黒いうどん ― しつこく眠り姫問題

 子供の頃に読んだ小話です。

 

「このうどん黒いよ」

「そばだからだよ」

「離れても黒いよ」

 

 ダジャレですが、眠り姫問題の決着の付かない論争に似ています。「そば」を麺類の蕎麦と解釈する人と、位置の「傍」と解釈する人で話が食い違うのは当然で、さらに一人の頭の中で二つの解釈が区別できないと奇妙なパラドクスになります。

 

 「目覚めたときに表である確率」の解釈もいろいろです。一つの解釈は、「目覚める可能性のある日数(3日)に対する表が出た後に目覚める可能性のある日数(1日)の割合」です。目覚めた場合の条件付き確率になります。もう一つの解釈は、文字通りに、コインを投げた時に表が出る確率です。条件がない事前確率になります。このどちらの解釈かはっきりすれば、論争になるような難しい確率の問題ではありません。

 

 ただ、解釈の自覚があるつもりでも、途中でぶれてしまうのが眠り姫問題の落とし穴です。例えば、目覚めた時に眠り姫には新しい情報が与えられていないので、事前確率と変わらないと考える人もいます。かつての私がそうでした。この考えでは、目覚めているのが総ての事象で、眠っている状態は最初から除外されています。だから、目覚めは新しい情報ではないわけです。そこで、月曜日の場合に表である条件付き確率を考えると、直観と違う2/3となって混乱します。

 

 この考え方の最大の特徴は、起こりうる可能性として、コインの表が出た場合と裏が出た場合の2つしか考えていない点です。月曜と火曜は、コインのどちらかが出た後に、一人の眠り姫が続けて経験する一つの出来事(根事象)という解釈なのです。この解釈は自然と言えば自然ですが、月曜と火曜を分離して考えていないので、月曜である場合の表の確率などを考えることができません。根事象はコインの表裏の二つだけで、曜日や目覚・睡眠の情報に意味ないのですからどう考えても無理です。目覚めたときに質問したことが新しい情報ではないというのは、そういうことです。にもかかわらず、月曜日で有る場合の表の確率を計算するために、途中で方針転換して、月曜と火曜を分離するという首尾一貫しないことをするので、奇妙なことになります。

 

 また、日曜日の夜に振られたコイン表の確率が、その後の眠り姫の目覚めや睡眠によって変わるのが不自然という人もいます。これは、事前確率と条件付き確率の混同による錯覚です。目覚めが、それ以前に振ったコインの表の事前確率を変えないのは当然ですが、条件付確率は、変わります。

 

 目覚め前には、その後起きる出来事に4つの可能性があります。
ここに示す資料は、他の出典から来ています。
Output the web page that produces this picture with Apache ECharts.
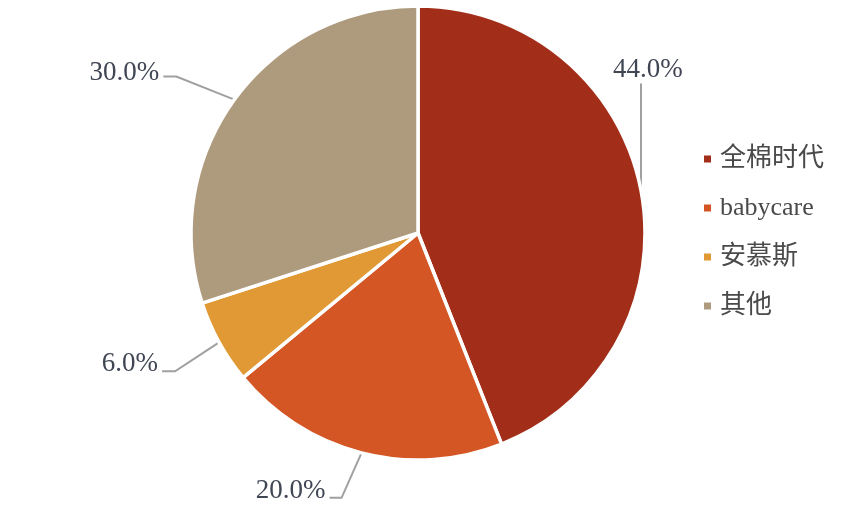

「表が出て月曜に目覚める」、「表が出て火曜に寝ている」、「裏が出て月曜に目覚める」、「裏が出て火曜に目覚める」です。目覚めによって、今日が「表が出て火曜に寝ている」である可能性が無くなります。その結果、今日が表の出た後の日である確率は2/4から1/3に変化します。

 

 AとBのじゃんけん2回戦問題でも、1回戦でAが勝つ確率は、情報が何もなければ、1/2ですが、結果を知っている出題者からAの2連勝は無かったという情報が与えられれば、可能性は4つから3になり、1回戦でAが勝った確率は1/3と見積もりが変わります。仮に、Aが1回戦で負けたという情報が与えられたなら、Aが1回戦で勝った確率はゼロになりますが、不自然どころか至極当然です。

 

 このように、「目覚めたときに表である確率」という言葉から思い浮かべるイメージが違えば、議論は平行線になり、1人の頭のなかで区別できなくなるとパラドクスと感じるのだと思います。これまで度々述べてきたように、主観確率人間原理などの哲学的説明は無用です。ただ、言葉の解釈という点では、哲学の主要なテーマかもしれません。

 

 哲学の専門家からは怒られそうですが、「哲学とは、言葉使いの間違いを見つける学問である」という説明が腑に落ち、気に入っています。土屋賢二氏の「ツチヤ教授の哲学講義」では、ウィトゲンシュタインの「言語ゲーム」を喫茶店でのコーヒーの注文に例えてします。お客が「コーヒー」と注文して、お客が心の中にイメージした「コーヒー」と同じものをウェイトレスが持ってきてくれれば「言語ゲーム」は成立します。ところが紅茶が出てきたり、ウェイトレスがコーヒーを飲んだりという間違いが哲学では起こります。原因は、お客とウェイトレスがイメージする「コーヒー」が違うためです。それを解明するのが哲学だそうです。

 

 眠り姫問題でも、心の中で思い浮かべる「コーヒー」のイメージが人によって違っているか、同じ人の中に違うイメージが入り混じっているのだと思います。